Some rooms open the full route at once; others only expose part of it. Check where the bridge leads and whether there is a second mechanism on the far side before you carry a core into a dead end.

In most rooms the bridge exists to let you transport the core to its socket. Dragging the core around before the route is ready just creates backtracking — build the path first unless the core itself is what reveals the route.
Chasing all 40 Abysses for the Conqueror of the Abysses trophy is easier as a back-end sweep than a front-loaded grind. Seven Abysses are completed during the main story, so finish those as they appear, mark unclear optional ones on your map, and return when you have wider access. Linked Abysses also feed into each other — for chained rooms see the Tomb of Perdition walkthrough and the timed glide sequence in the Crossroads of Uncertainty guide, both of which reuse the Axiom Force loop you learned in the Axiom Archive.

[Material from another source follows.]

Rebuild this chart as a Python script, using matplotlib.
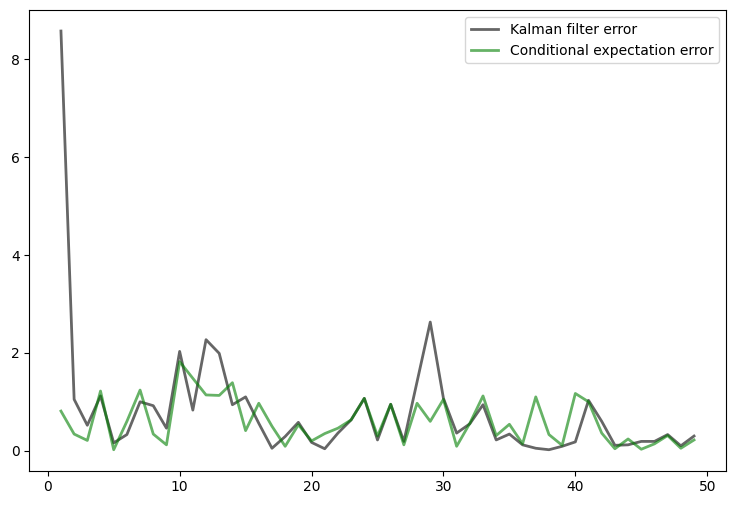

Reduce every Abyss room to a sequence: read the room for its bridge gap, blue interactable, and socket; grab the blue pillar with Axiom Force (hold L3 / TAB) and rotate until the state locks in; confirm the Skybridge before you cross; then move the power core into its socket. Learn this once in the Axiom Archive in Chapter 1 and it carries through all 40 Abysses. Knock out the seven story-bound ones as you go, leave the stubborn optional rooms for a later pass, and you avoid the only real time sink: brute-forcing a puzzle the game built you to read.